While skills can be taught, values are something that might be solid for many. People uphold principles and values that define who they are. At the same time, these principles and values are the guiding factors that help them make decisions.
Knowing what a person stands for will give you an idea of how they will perform in the company. From work ethics to personality, you can gauge if an applicant is fit for the job. Determining this will help you avoid clashing personalities and beliefs at the organizational level.
Always Ask For References
You might think that an applicant’s resume or CV speaks for them. An ideal candidate for the job is someone who is experienced, skilled, and well-versed in the industry you are in. This is true in many cases. You will need someone who is objectively “good” and will be good at whatever you expect them to do. However, the “right” person for the company and the job is not always the objectively good one.
You can learn more about an applicant’s experience, work ethics, and performance-based on references. If you ask the right questions and talk to the right people, you will have an idea of what it is like to work with them. Things like punctuality, collaborativeness, efficiency, and many more are possible things you can learn about candidates. By learning about these things, you will be more aware of the kind of employee a person is outside of their credentials.
Give Sample Tasks During Recruitment
You can say that hiring someone is almost like a gamble. You will take your chances on them and trust that they will deliver. The reality is, CV’s will not always be a good indicator of their skills. For a more effective hiring process, you can test an applicant’s skills right away by giving them sample tasks. You can use a task that they will be assigned to do and see how well they do it.
It is important to note that you do not need to expect perfection. They do not have to get everything right the first time. Instead of looking for areas that they are wrong at, look for potential. If you think that they have the foundational knowledge of doing things, that is also a great start. Remember that you are not necessarily going to hire the best person. You just have to hire the right one.

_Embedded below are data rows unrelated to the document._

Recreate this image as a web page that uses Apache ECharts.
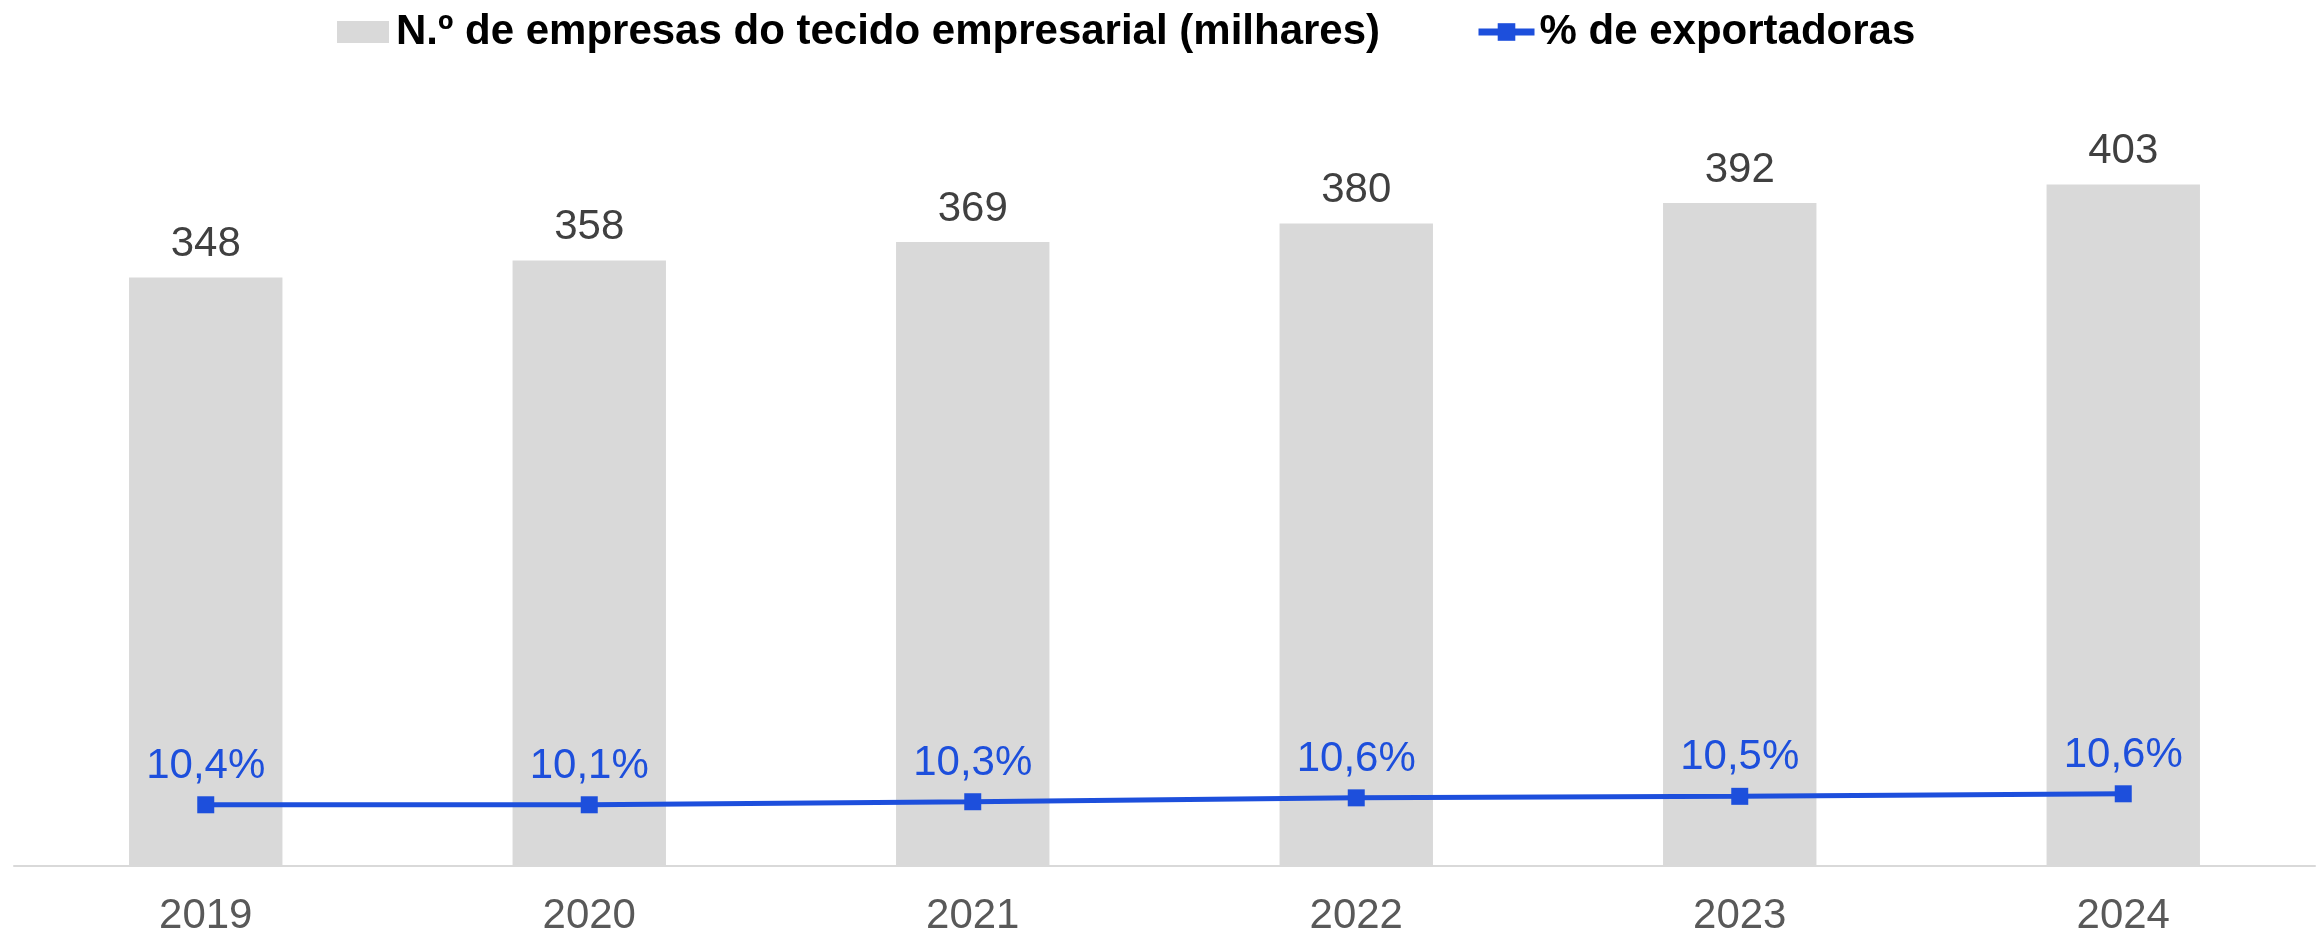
<!DOCTYPE html>
<html>
<head>
<meta charset="utf-8">
<script src="https://cdn.jsdelivr.net/npm/echarts@6/dist/echarts.min.js"></script>
<style>
  html, body { margin: 0; padding: 0; background: #fff; }
  #chart { width: 2318px; height: 937px; }
</style>
</head>
<body>
<div id="chart"></div>
<script>
// years on the x axis
const years = ['2019', '2020', '2021', '2022', '2023', '2024'];
// number of companies (thousands)
const empresas = [348, 358, 369, 380, 392, 403];
// exporting companies (thousands) - the height the line is drawn at
const exportadoras = [36.2, 36.2, 38.0, 40.3, 41.2, 42.7];
// share of exporters, shown as the line labels
const pctExport = ['10,4%', '10,1%', '10,3%', '10,6%', '10,5%', '10,6%'];

const barName = 'N.º de empresas do tecido empresarial (milhares)';
const lineName = '% de exportadoras';
const blue = '#1d4fdc';
const font = '"Liberation Sans", Arial, sans-serif';

const chart = echarts.init(document.getElementById('chart'));
chart.setOption({
  animation: false,
  textStyle: { fontFamily: font },
  legend: [
    {
      data: [barName],
      left: 332,
      top: 6,
      itemWidth: 52,
      itemHeight: 22,
      icon: 'rect',
      textStyle: { fontSize: 42, fontWeight: 'bold', color: '#000', fontFamily: font, padding: [0, 0, 0, 2] }
    },
    {
      data: [lineName],
      left: 1470,
      top: 6,
      itemWidth: 56,
      itemHeight: 22,
      lineStyle: { width: 7 },
      textStyle: { fontSize: 42, fontWeight: 'bold', color: '#000', fontFamily: font }
    }
  ],
  grid: { left: 14, right: 3, top: 105, bottom: 68 },
  xAxis: {
    type: 'category',
    data: years,
    axisLine: { lineStyle: { color: '#d9d9d9', width: 2 } },
    axisTick: { show: false },
    axisLabel: { fontSize: 42, color: '#595959', margin: 29, fontFamily: font }
  },
  yAxis: {
    type: 'value',
    min: 0,
    max: 450,
    show: false,
    splitLine: { show: false }
  },
  series: [
    {
      name: barName,
      type: 'bar',
      data: empresas,
      barWidth: '40%',
      itemStyle: { color: '#d9d9d9' },
      label: {
        show: true,
        position: 'top',
        distance: 12,
        fontSize: 42,
        color: '#404040',
        fontFamily: font
      }
    },
    {
      name: lineName,
      type: 'line',
      data: exportadoras,
      symbol: 'rect',
      symbolSize: 17,
      lineStyle: { color: blue, width: 5 },
      itemStyle: { color: blue, borderRadius: 2 },
      label: {
        show: true,
        position: 'top',
        distance: 9,
        fontSize: 42,
        color: blue,
        fontFamily: font,
        formatter: p => pctExport[p.dataIndex]
      }
    }
  ]
});
</script>
</body>
</html>
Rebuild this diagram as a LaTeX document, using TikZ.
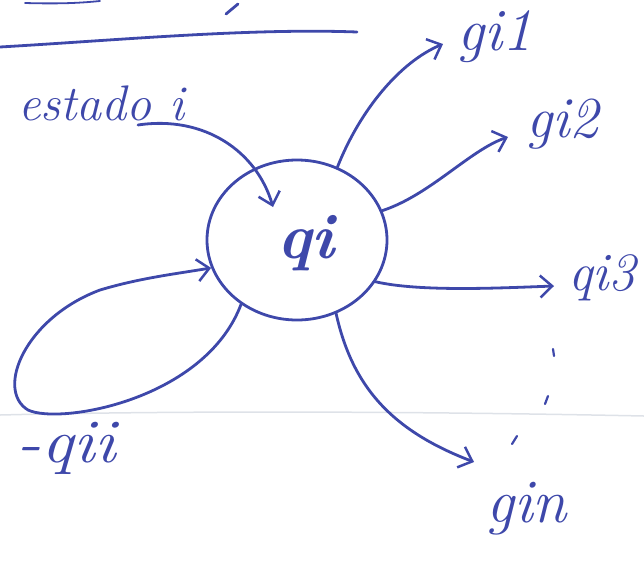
\documentclass[tikz,border=0pt]{standalone}
\usepackage{graphicx}
\usetikzlibrary{arrows.meta,shapes.geometric}
\definecolor{ink}{RGB}{62,72,170}
\definecolor{fold}{RGB}{222,226,232}
\begin{document}
\begin{tikzpicture}[x=1pt,y=-1pt,
  pen/.style={draw=ink,line width=2.8pt,line cap=round},
  arr/.style={pen,-{Straight Barb[length=12pt,width=22pt,line width=2.5pt]}},
  hand/.style={text=ink,font=\fontsize{#1}{#1}\selectfont\itshape,inner sep=0pt,anchor=base west},
  state/.style={ellipse,draw=ink,line width=2.8pt,minimum width=180pt,minimum height=160pt,inner sep=0pt}]
\useasboundingbox (0,0) rectangle (644,563);
% paper fold
\draw[fold,line width=1.5pt] (0,415) .. controls (200,410) and (450,412) .. (644,416);
% top rule and cut-off strokes
\draw[pen] (0,47) .. controls (120,40) and (250,28) .. (357,32);
\draw[pen,line width=1.8pt] (25,3) .. controls (60,4) and (80,3) .. (100,1);
\draw[pen] (226,14) -- (238,4);
% state
\node[state] (q) at (297,240) {};
\node[text=ink,font=\fontsize{64}{64}\selectfont\bfseries\itshape,anchor=base] (qi) at (306,258) {qi};
% labels
\node[hand=50] (est) at (18,120) {estado i};
\node[hand=60] (g1) at (457,50) {gi1};
\node[hand=58] (g2) at (526,137) {gi2};
\node[hand=54] (g3) at (568,290) {qi3};
\node[hand=62] (gn) at (486,522) {gin};
\node[hand=62] (gii) at (16,462) {\scalebox{1.15}[1]{-qii}};
\coordinate (es) at (138,125);
\coordinate (ein) at (273,207);
\coordinate (t1) at (443,44);
\coordinate (t2) at (508,137);
\coordinate (t3) at (554,286);
\coordinate (tn) at (474,462);
% entering arrow
\draw[arr] (es) .. controls (205,115) and (257,152) .. (ein);
% outgoing
\draw[arr] (q.61) .. controls (360,110) and (400,62) .. (t1);
\draw[arr] (q.19) .. controls (430,195) and (470,150) .. (t2);
\draw[arr] (q.-28) .. controls (420,292) and (500,288) .. (t3);
\draw[arr] (q.-62) .. controls (352,385) and (390,430) .. (tn);
% self loop
\draw[arr] (q.229) .. controls (205,400) and (60,425) .. (28,410)
  .. controls (-5,390) and (25,318) .. (100,290)
  .. controls (140,278) and (175,274) .. (q.198);
% dots
\draw[pen,line width=2.2pt] (553,349) -- (554,356);
\draw[pen,line width=2.2pt] (548,396) -- (545,404);
\draw[pen,line width=2.2pt] (517,436) -- (512,444);
\end{tikzpicture}
\end{document}
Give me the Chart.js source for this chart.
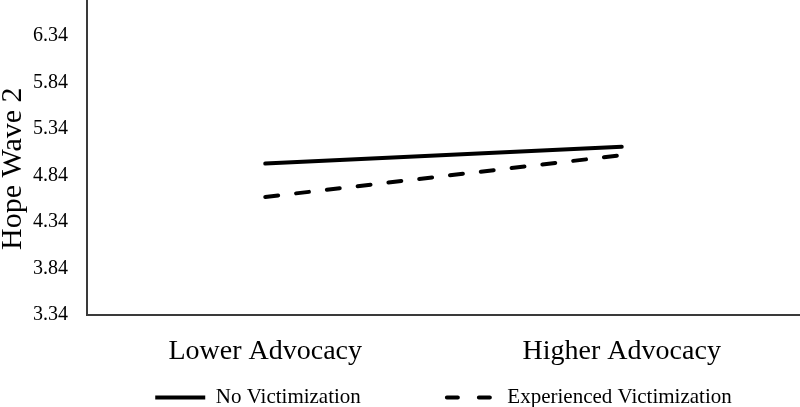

And to find the right one, there is so much more to see and keep in mind.
Let Them Know About The Company Culture
Company culture is what dictates job satisfaction in most cases. Job satisfaction is important when it comes to the workforce because it translates to productivity. The more satisfied an employee is with their work, the more productive they get. This is because of heightened motivation and morale at work. Having an idea of whether or not an applicant will be satisfied in your company before hiring them is something you should never overlook.
In your recruitment process, you can explain to the applicant what your company is like. If you are only starting one, you can share how you envision your team to be. It is good to emphasize the importance of teamwork and collaboration in the workplace. Hiring a good team player will improve your workplace dynamics which can lead to more work getting done.
If you hire people who do not fully appreciate the workplace and its culture, you will end up with a high turnover rate that can hurt your company in the long run.
Running a business involves leading a team. And so, it can be argued that a good entrepreneur should also be a good leader. However, being a leader does not only focus on the boss leading the pack. Everyone in the team should be regarded in terms of their contribution to the company. Hiring the right team members, however, can be difficult at times.
From making sure applicants understand the job position to letting them know of the company culture, you can improve your recruitment process greatly. This is a way to create your approach of filtering who can best represent your company and commit to the job at the same time.